Revealing SO2 and CO2 adsorption features on forsterite via IR spectroscopy and automated computational approaches

The interaction between interstellar molecules and silicate dust plays a critical role in the chemical evolution of interstellar and circumstellar environments. In this work, we combine in situ infrared (IR) spectroscopy with automated density functional theory (DFT) calculations to investigate the adsorption and vibrational signatures of CO2 and SO2 on forsterite surfaces. Experimental IR spectra collected under cryogenic conditions reveal coverage- and temperature-dependent features that evolve from physisorbed to chemisorbed regimes.
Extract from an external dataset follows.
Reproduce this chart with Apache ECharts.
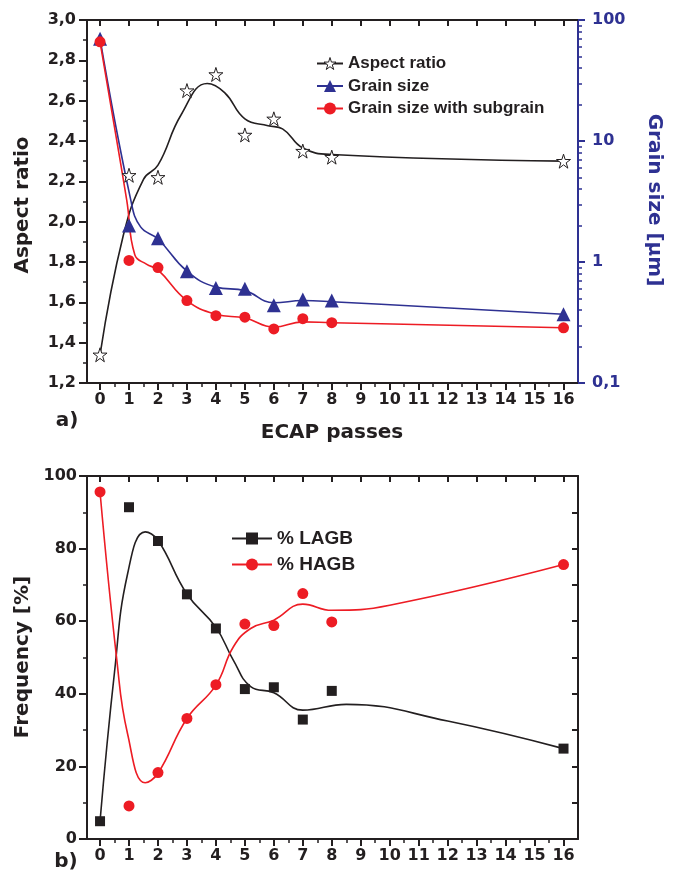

To interpret these observations, we construct theoretical spectra from a large ensemble of adsorption configurations across multiple surface terminations, weighted by their Boltzmann distributions at 100 K and by a per-surface abundance factor. The resulting spectra reproduce key experimental features, enabling the identification of binding trends. For CO2, we predict the transition from weakly bound species to carbonate-like modes at lower frequencies. For SO2, our simulations identify the dominant bands due to bidentate and tridentate chemisorption. This integrative approach highlights the importance of surface morphology and thermodynamic weighting in reconciling theory and experiments providing a framework for the spectroscopic analysis of molecular adsorption on interstellar dust analogs.